Date of Report (Date of earliest event reported):  June 25, 1997



                             Regent Bancshares Corp.
              ----------------------------------------------------
             (Exact name of registrant as specified in its charter)




  New Jersey                     0-17753                     23-2440805
- ---------------                ----------               ------------------
(State or other               (Commission                (I.R.S. Employer
jurisdiction of               File Number)              Identification No.)
 incorporation)             
  


          1430 Walnut Street, Philadelphia, Pennsylvania       19102
          ----------------------------------------------     --------
          (Address of principal executive offices)          (Zip Code)



       Registrant's telephone number, including area code: (215) 546-6500



                                       N/A
               ---------------------------------------------------
          (Former name or former address, if changed since last report)
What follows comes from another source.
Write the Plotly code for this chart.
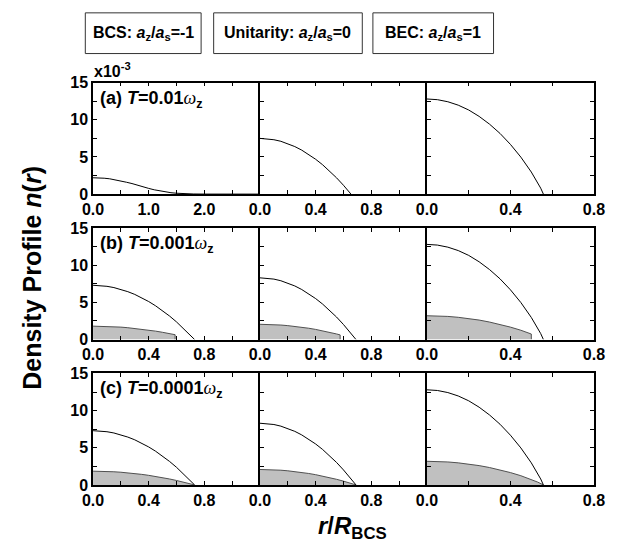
import plotly.graph_objects as go

W, H = 630, 555

# ---- density profiles n(r), in units of 1e-3 ----
# (a) T = 0.01 wz : total density only
r_a_bcs = [0.0, 0.1, 0.2, 0.3, 0.4, 0.5, 0.6, 0.7, 0.8, 0.9, 1.0, 1.1, 1.2,
           1.3, 1.4, 1.5, 1.6, 1.7, 1.8, 2.0, 2.5, 3.0]
n_a_bcs = [2.20, 2.19, 2.14, 2.06, 1.94, 1.78, 1.60, 1.42, 1.18, 0.97, 0.77,
           0.58, 0.42, 0.29, 0.19, 0.12, 0.07, 0.04, 0.02, 0.005, 0.0, 0.0]
r_a_uni = [0.0, 0.05, 0.1, 0.15, 0.2, 0.25, 0.3, 0.35, 0.4, 0.45, 0.5, 0.55, 0.6, 0.654]
n_a_uni = [7.50, 7.46, 7.32, 7.11, 6.80, 6.40, 5.92, 5.35, 4.69, 3.95, 3.12, 2.20, 1.19, 0.0]

# total density, T = 0.001 wz and T = 0.0001 wz
r_bcs = [0.0, 0.05, 0.1, 0.15, 0.2, 0.25, 0.3, 0.35, 0.4, 0.45, 0.5, 0.55, 0.6, 0.65, 0.7, 0.73]
n_bcs = [7.30, 7.27, 7.16, 6.99, 6.75, 6.44, 6.07, 5.62, 5.11, 4.53, 3.88, 3.16, 2.37, 1.51, 0.59, 0.0]
r_uni = [0.0, 0.05, 0.1, 0.15, 0.2, 0.25, 0.3, 0.35, 0.4, 0.45, 0.5, 0.55, 0.6, 0.65, 0.69]
n_uni = [8.30, 8.26, 8.13, 7.91, 7.60, 7.21, 6.73, 6.16, 5.51, 4.77, 3.94, 3.03, 2.02, 0.93, 0.0]
r_bec = [0.0, 0.05, 0.1, 0.15, 0.2, 0.25, 0.3, 0.35, 0.4, 0.45, 0.5, 0.53, 0.545, 0.558]
n_bec = [12.80, 12.71, 12.43, 11.97, 11.32, 10.46, 9.41, 8.17, 6.69, 4.98, 2.97, 1.58, 0.80, 0.0]

# (b) T = 0.001 wz : shaded component (ends with a step down to zero)
r_b_bcs_s = [0.0, 0.05, 0.1, 0.15, 0.2, 0.25, 0.3, 0.35, 0.4, 0.45, 0.5, 0.55, 0.59]
n_b_bcs_s = [1.80, 1.79, 1.77, 1.73, 1.67, 1.59, 1.50, 1.40, 1.27, 1.13, 0.97, 0.80, 0.65]
r_b_uni_s = [0.0, 0.05, 0.1, 0.15, 0.2, 0.25, 0.3, 0.35, 0.4, 0.45, 0.5, 0.55, 0.576]
n_b_uni_s = [2.05, 2.04, 2.01, 1.95, 1.87, 1.78, 1.66, 1.52, 1.36, 1.18, 0.98, 0.75, 0.62]
r_b_bec_s = [0.0, 0.05, 0.1, 0.15, 0.2, 0.25, 0.3, 0.35, 0.4, 0.45, 0.5]
n_b_bec_s = [3.20, 3.18, 3.11, 2.99, 2.83, 2.62, 2.35, 2.04, 1.67, 1.25, 0.74]

# (c) T = 0.0001 wz : shaded component
r_c_bcs_s = [0.0, 0.05, 0.1, 0.15, 0.2, 0.25, 0.3, 0.35, 0.4, 0.45, 0.5, 0.55, 0.6, 0.65, 0.7, 0.73]
n_c_bcs_s = [1.85, 1.84, 1.81, 1.77, 1.71, 1.63, 1.54, 1.42, 1.29, 1.15, 0.98, 0.80, 0.60, 0.38, 0.15, 0.0]
r_c_uni_s = [0.0, 0.05, 0.1, 0.15, 0.2, 0.25, 0.3, 0.35, 0.4, 0.45, 0.5, 0.55, 0.6, 0.65, 0.69]
n_c_uni_s = [2.08, 2.07, 2.04, 1.98, 1.90, 1.81, 1.69, 1.54, 1.38, 1.20, 0.99, 0.76, 0.51, 0.23, 0.0]
r_c_bec_s = [0.0, 0.05, 0.1, 0.15, 0.2, 0.25, 0.3, 0.35, 0.4, 0.45, 0.5, 0.53, 0.558]
n_c_bec_s = [3.18, 3.16, 3.09, 2.97, 2.81, 2.60, 2.34, 2.03, 1.66, 1.24, 0.74, 0.39, 0.0]

# ---- ticks: labelled values and unlabelled minor positions ----
xt_wide_vals = [0.0, 1.0, 2.0]
xt_wide_text = ["0.0", "1.0", "2.0"]
xt_wide_minor = [0.5, 1.5, 2.5]
xt_mid_vals = [0.0, 0.4, 0.8]
xt_mid_text = ["0.0", "0.4", "0.8"]
xt_mid_minor = [0.2, 0.6, 1.0]
xt_bec_vals = [0.0, 0.4, 0.8]
xt_bec_text = ["0.0", "0.4", "0.8"]
xt_bec_minor = [0.2, 0.6]
yt_vals = [0, 5, 10, 15]
yt_text = ["0", "5", "10", "15"]
yt_minor = [2.5, 7.5, 12.5]

OMEGA = '<span style="font-family:Liberation Serif, serif;font-weight:normal"><i>ω</i></span>'
headers = ["BCS: <i>a</i><sub>z</sub>/<i>a</i><sub>s</sub>=-1",
           "Unitarity: <i>a</i><sub>z</sub>/<i>a</i><sub>s</sub>=0",
           "BEC: <i>a</i><sub>z</sub>/<i>a</i><sub>s</sub>=1"]
row_labels = ["(a) <i>T</i>=0.01" + OMEGA + "<sub>z</sub>",
              "(b) <i>T</i>=0.001" + OMEGA + "<sub>z</sub>",
              "(c) <i>T</i>=0.0001" + OMEGA + "<sub>z</sub>"]

# ---- layout geometry (pixels) ----
col_px = [(85, 258), (258, 431), (431, 604)]
row_px = [(77, 192), (227, 342), (377, 492)]
header_px = [(77, 197), (210, 364), (375, 500)]
header_y = (5, 47)

FONT = "Liberation Sans, Arial, sans-serif"
FILL = "#c0c0c0"
EDGE = "#505050"

# panel contents: (row, col, total curve, shaded curve, step-down at end)
panels = [
    (0, 0, (r_a_bcs, n_a_bcs), None, False),
    (0, 1, (r_a_uni, n_a_uni), None, False),
    (0, 2, (r_bec, n_bec), None, False),
    (1, 0, (r_bcs, n_bcs), (r_b_bcs_s, n_b_bcs_s), True),
    (1, 1, (r_uni, n_uni), (r_b_uni_s, n_b_uni_s), True),
    (1, 2, (r_bec, n_bec), (r_b_bec_s, n_b_bec_s), True),
    (2, 0, (r_bcs, n_bcs), (r_c_bcs_s, n_c_bcs_s), False),
    (2, 1, (r_uni, n_uni), (r_c_uni_s, n_c_uni_s), False),
    (2, 2, (r_bec, n_bec), (r_c_bec_s, n_c_bec_s), False),
]

fig = go.Figure()
layout_axes = {}

for i, (row, col, total, shaded, step) in enumerate(panels):
    k = i + 1
    xa = "x" if k == 1 else f"x{k}"
    ya = "y" if k == 1 else f"y{k}"
    xname = "xaxis" if k == 1 else f"xaxis{k}"
    yname = "yaxis" if k == 1 else f"yaxis{k}"

    if shaded is not None:
        rs, ns = list(shaded[0]), list(shaded[1])
        if step:
            rs = rs + [rs[-1]]
            ns = ns + [0.0]
        fig.add_trace(go.Scatter(x=rs, y=ns, mode="lines", fill="tozeroy",
                                 fillcolor=FILL, line=dict(color=EDGE, width=1),
                                 xaxis=xa, yaxis=ya, showlegend=False,
                                 hoverinfo="skip"))
    fig.add_trace(go.Scatter(x=total[0], y=total[1], mode="lines",
                             line=dict(color="black", width=1),
                             xaxis=xa, yaxis=ya, showlegend=False))

    if row == 0 and col == 0:
        xr, xv, xt, xm = [0, 3.0], xt_wide_vals, xt_wide_text, xt_wide_minor
    elif col == 2:
        xr, xv, xt, xm = [0, 0.8], xt_bec_vals, xt_bec_text, xt_bec_minor
    else:
        xr, xv, xt, xm = [0, 1.2], xt_mid_vals, xt_mid_text, xt_mid_minor

    x0, x1 = col_px[col]
    y0, y1 = row_px[row]
    common = dict(showline=True, linecolor="black", linewidth=1.5,
                  ticks="inside", ticklen=4, tickwidth=1, tickcolor="black",
                  showgrid=False, zeroline=False, fixedrange=True,
                  tickfont=dict(family=FONT, size=16, color="black", weight="bold"))
    layout_axes[xname] = dict(domain=[x0 / W, x1 / W], range=xr, tickmode="array",
                              tickvals=xv, ticktext=xt, anchor=ya, mirror="ticks",
                              minor=dict(tickmode="array", tickvals=xm, ticks="inside",
                                         ticklen=4, tickwidth=1, tickcolor="black",
                                         showgrid=False),
                              **common)
    # only the last column closes its right edge; neighbours share one divider line
    layout_axes[yname] = dict(domain=[1 - y1 / H, 1 - y0 / H], range=[0, 15],
                              tickmode="array", tickvals=yt_vals, ticktext=yt_text,
                              showticklabels=(col == 0),
                              anchor=xa, mirror="ticks" if col == 2 else False,
                              minor=dict(tickmode="array", tickvals=yt_minor, ticks="inside",
                                         ticklen=4, tickwidth=1, tickcolor="black",
                                         showgrid=False),
                              **common)

fig.update_layout(**layout_axes)

shapes = []
annotations = []
for (hx0, hx1), txt in zip(header_px, headers):
    shapes.append(dict(type="rect", xref="paper", yref="paper",
                       x0=hx0 / W, x1=hx1 / W,
                       y0=1 - header_y[1] / H, y1=1 - header_y[0] / H,
                       line=dict(color="#333333", width=1)))
    annotations.append(dict(text=txt, xref="paper", yref="paper",
                            x=(hx0 + hx1) / 2 / W, y=1 - (header_y[0] + header_y[1]) / 2 / H,
                            xanchor="center", yanchor="middle", showarrow=False,
                            font=dict(family=FONT, size=16, color="black", weight="bold")))

for (ry0, ry1), txt in zip(row_px, row_labels):
    annotations.append(dict(text=txt, xref="paper", yref="paper",
                            x=90 / W, y=1 - (ry0 + 17) / H,
                            xanchor="left", yanchor="middle", showarrow=False,
                            font=dict(family=FONT, size=18, color="black", weight="bold")))

annotations.append(dict(text="x10<sup>-3</sup>", xref="paper", yref="paper",
                        x=84 / W, y=1 - 76 / H, xanchor="left", yanchor="bottom",
                        showarrow=False,
                        font=dict(family=FONT, size=16, color="black", weight="bold")))

annotations.append(dict(text="Density Profile <i>n</i>(<i>r</i>)", xref="paper", yref="paper",
                        x=22 / W, y=1 - 278 / H, xanchor="center", yanchor="middle",
                        textangle=-90, showarrow=False,
                        font=dict(family=FONT, size=25, color="black", weight="bold")))

annotations.append(dict(text="<i>r</i>/<i>R</i><sub>BCS</sub>", xref="paper", yref="paper",
                        x=354 / W, y=1 - 536 / H, xanchor="center", yanchor="middle",
                        showarrow=False,
                        font=dict(family=FONT, size=24, color="black", weight="bold")))

fig.update_layout(width=W, height=H, autosize=False,
                  margin=dict(l=0, r=0, t=0, b=0),
                  paper_bgcolor="white", plot_bgcolor="white",
                  shapes=shapes, annotations=annotations, showlegend=False)

# page body without default browser margin so the figure fills the window
fig.write_html("out.html", post_script="document.body.style.margin='0px';")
                                       -1-


<PAGE>


Item 5.  Other Events.

         On June 25, 1997, the Office of the Comptroller of the Currency (the
"OCC"), via telephone, advised Regent National Bank (the "Bank") that effective
as of June 25, 1997 the written agreement between the OCC and the Bank entered
into pursuant to 12 U.S.C. ss. 1818(b) as a result of the losses associated with
the Bank's charge-offs of automobile insurance premium finance ("IPF") loans and
the effect thereof on the Bank's capital (the "Regulatory Agreement") was
terminated as a result of the substantial improvement in the Bank's capital
ratios and that the Bank is currently considered by the OCC to be "well
capitalized."

         The Regulatory Agreement had required that the Bank, subject to OCC
review or approval, (i) adopt and implement an action plan to improve the Bank
by November 9, 1996, (ii) achieve and maintain capital levels specified in the
Regulatory Agreement at October 31, 1996 and December 31, 1996, (iii) develop a
three-year capital program by November 9, 1996 aimed at identifying means for
the Bank to maintain adequate capital levels and establishing restrictions on
the payment of dividends, (iv) continue the liquidation of the Bank's IPF loans
in accordance with procedures specified in the Regulatory Agreement, (v) review
the adequacy of the Bank's allowance for loan and lease losses and establish a
program for the maintenance of adequate allowances by the Bank for loan and
lease losses in compliance with OCC requirements, (vi) review the Bank's
liquidity on a weekly basis and take appropriate action to ensure adequate
sources of liquidity in relation to the Bank's needs and (vii) appoint a
committee of directors responsible for monitoring the Bank's compliance with the
terms of the Regulatory Agreement and reporting thereon to the OCC.


Item 7.  Financial Statements and Exhibits.

         (a)   Financial statements of businesses acquired:

               Not applicable.

         (b)   Pro forma financial information:

               Not applicable.

         (c)   Exhibits:

               Not applicable.



                                       -2-


<PAGE>


                                    SIGNATURE


         Pursuant to the requirements of the Securities Exchange Act of 1934,
the Registrant has duly caused this report to be signed on its behalf by the
undersigned, thereunto duly authorized.

                                          REGENT BANCSHARES CORP.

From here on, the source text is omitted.